After I wrote an article about secrets of $200,000 freelancers, a reader on LinkedIn commented: “I’d just be happy with $50,000 a year.”
Many people feel just as intimidated by the prospect of trying to earn a full-time income when they first start out as freelancers. So how do you get to the point that you can go to sleep at night knowing you can earn the equivalent of the salary at your old job–and pay your bills on time?
The first step is knowing the exact income number you need to hit to live the way you want. Then figure out what you can realistically expect to earn this year. For some freelancers who are just starting out, it may be $30,000 or $50,000. For others with a deeper network of professional connections who can help them get work, it may be $200,000. I’d suggest aiming for 50% to 75% of your income from your last job in your first two years. Set your sights high, but not too far beyond your reach. There’s a pretty steep learning curve in the beginning. Matching your former salary is likely to happen in year three or four, based on what I’ve seen among freelancers I know.

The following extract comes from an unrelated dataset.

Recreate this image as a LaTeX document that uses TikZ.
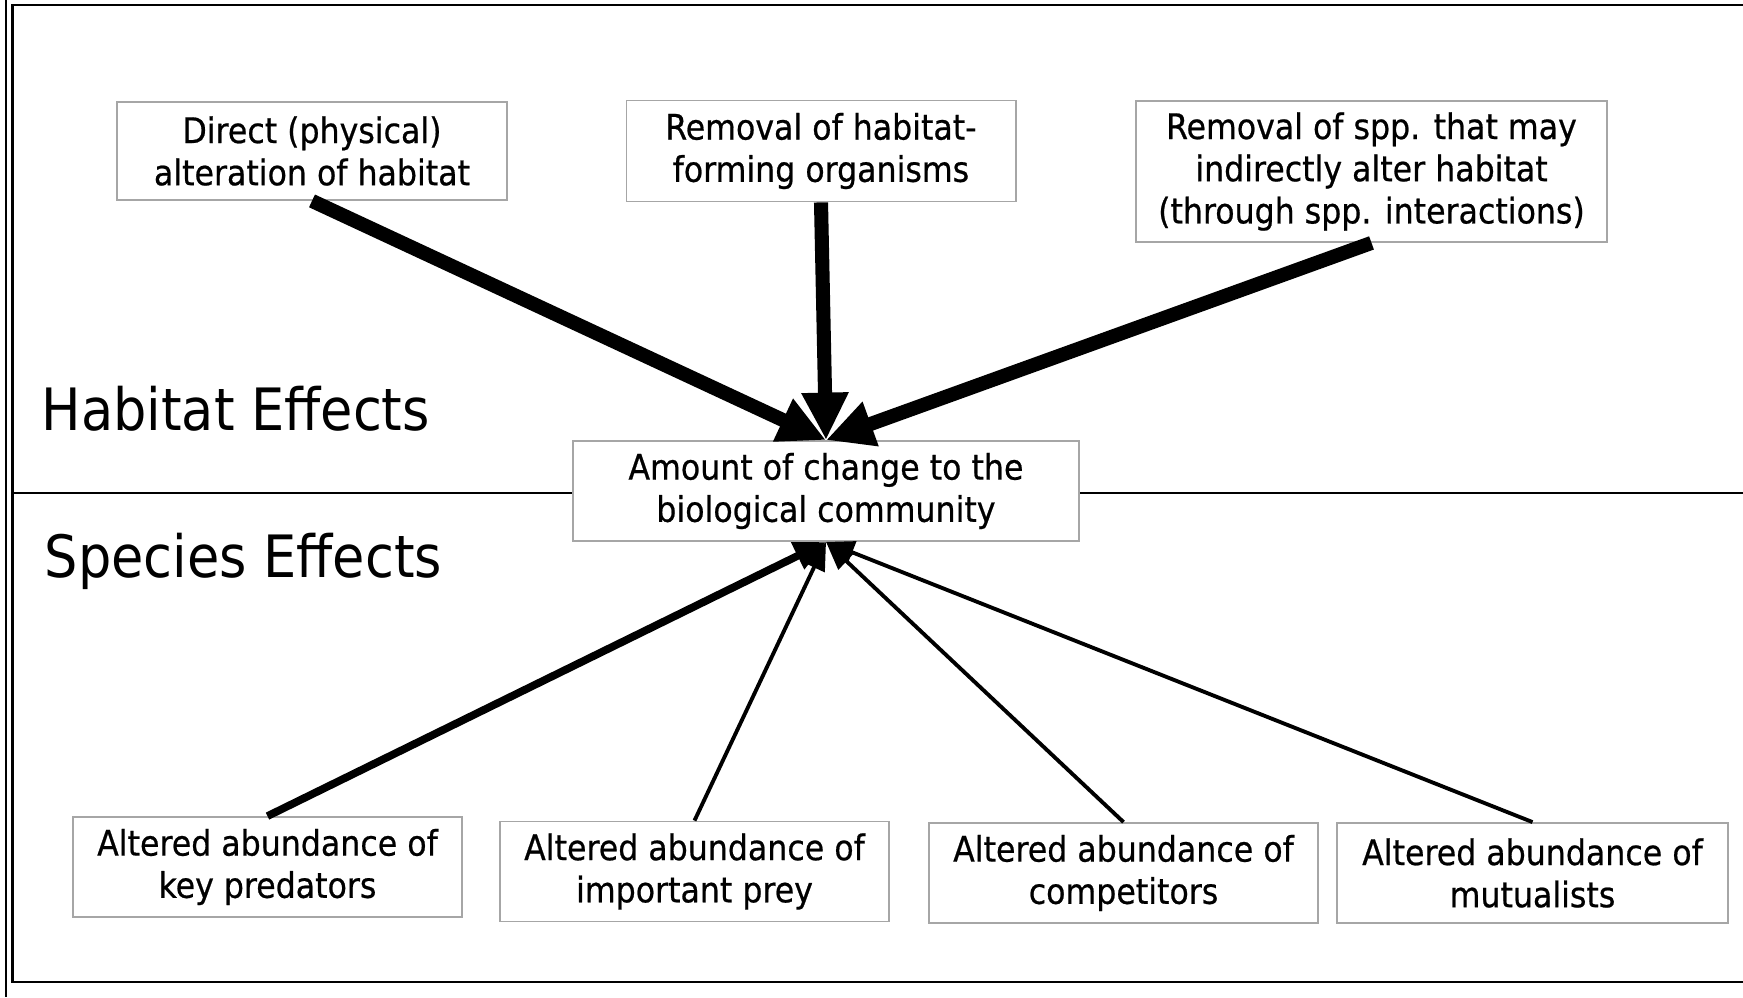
\documentclass[tikz,border=0pt]{standalone}
\usepackage{fontspec}
\setmainfont{DejaVu Sans Condensed}
\newfontfamily\boxfont[FakeBold=0.6]{DejaVu Sans Condensed}
\usepackage{tikz}
\usetikzlibrary{positioning,arrows.meta}
\tikzstyle{cause} = [rectangle, draw=black!35, line width=0.5pt, fill=white,
    align=center, inner sep=0pt, font=\boxfont\fontsize{10}{12}\selectfont]
\tikzstyle{heading} = [anchor=base west, inner sep=0pt, font=\fontsize{16.6}{20}\selectfont]
\tikzstyle{frame} = [line width=0.6pt]
\tikzstyle{habitatarrow} = [line width=4pt, -{Triangle[length=13.5pt,width=12.5pt]}]
\tikzstyle{speciesarrow} = [line width=2.2pt, -{Triangle[length=9pt,width=8pt]}]
\tikzstyle{minorarrow} = [line width=1.1pt, -{Triangle[length=8pt,width=6.5pt]}]

\begin{document}
\begin{tikzpicture}[x=0.01cm, y=-0.01cm]
                      \useasboundingbox (0,0) rectangle (1743,997);

                      % Frame
                      \coordinate (otl) at (6,0);
                      \coordinate (obl) at (6,997);
                      \coordinate (itl) at (12.5,5);
                      \coordinate (itr) at (1743,5);
                      \coordinate (ibl) at (12.5,982);
                      \coordinate (ibr) at (1743,982);
                      \coordinate (ml) at (12.5,493);
                      \coordinate (mr) at (1743,493);
                      \draw [frame] (otl) -- (obl);
                      \draw [frame] (itr) -- (itl) -- (ibl) -- (ibr);
                      \draw [frame] (ml) -- (mr);

                      % Nodes
                      \node [cause, minimum width=3.9cm, minimum height=0.98cm] (direct) at (312,151)
                        {Direct (physical)\\alteration of habitat};
                      \node [cause, minimum width=3.89cm, minimum height=1.01cm] (forming) at (821,151)
                        {Removal of habitat-\\forming organisms};
                      \node [cause, minimum width=4.71cm, minimum height=1.41cm] (indirect) at (1371.5,171.5)
                        {Removal of spp. that may\\indirectly alter habitat\\(through spp. interactions)};

                      \node [cause, minimum width=5.05cm, minimum height=1cm] (change) at (826,491)
                        {Amount of change to the\\biological community};

                      \node [cause, minimum width=3.89cm, minimum height=1cm] (predators) at (267.5,867)
                        {Altered abundance of\\key predators};
                      \node [cause, minimum width=3.89cm, minimum height=1cm] (prey) at (694.5,871.5)
                        {Altered abundance of\\important prey};
                      \node [cause, minimum width=3.89cm, minimum height=1cm] (competitors) at (1123.5,873)
                        {Altered abundance of\\competitors};
                      \node [cause, minimum width=3.91cm, minimum height=1cm] (mutualists) at (1532.5,873)
                        {Altered abundance of\\mutualists};

                      \node [heading] (habitat) at (41,430) {Habitat Effects};
                      \node [heading] (species) at (44,577) {Species Effects};

                      % Connections
                      \draw [habitatarrow] (direct.south) -- (change.north);
                      \draw [habitatarrow] (forming.south) -- (change.north);
                      \draw [habitatarrow] (indirect.south) -- (change.north);

                      \draw [speciesarrow] (predators.north) -- (change.south);
                      \draw [minorarrow] (prey.north) -- (change.south);
                      \draw [minorarrow] (competitors.north) -- (change.south);
                      \draw [minorarrow] (mutualists.north) -- (change.south);

                  \end{tikzpicture}
\end{document}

Then break your income goal down into monthly and weekly goals. Knowing that you need to earn, say, $962 a week, will help you make the daily decisions that get you to your annual goal.
Keep track of what you’re earning each week and invoice for each job immediately after it is done, to speed up your cash flow.
After using Excel spreadsheets in the beginning, I switched to a simple accounting system, Freshbooks, to keep track of the projects I’m doing. It’s free if you have a small number of clients, and is a lot easier than winging it. This is just one option. Other freelancers have told me they like Quickbooks or Wave Accounting.
Once a month, I use the “reports” function on Freshbooks to look at my monthly profit and loss statement. It tells me how much I made per month and how that compares to other months. Keeping an eye on this helps me stay in the same ballpark every month.
Tracking your projects with a system like this will keep you honest about how much work you’re getting done and what you’re really earning. If you had a slow week or worked on lower-paying projects this week and only earned $500 of your target $962, maybe you need to step up your pitching next week. To “finance” lower-paying work that really stirs your passions, you may need to take on less-exciting but higher paying gigs at certain times of the month.
If you’re a creative type, thinking this way may be alien to you. But it is actually very freeing to be organized about this stuff, boring as it may be. Coming up with a simple system to tackle the dry parts of freelancing can allow you to lead a more interesting life.
Last week, we had our first warm sunny day in months, and I was free to take my four-year-old son to the park to enjoy it. On days like that, I am grateful I am not “on the clock” somewhere, forced to sit in a cubicle far from my family. The ticket to having that freedom, as I’ve learned in nearly 7 years of freelancing, is staying on top of the business side of what I do.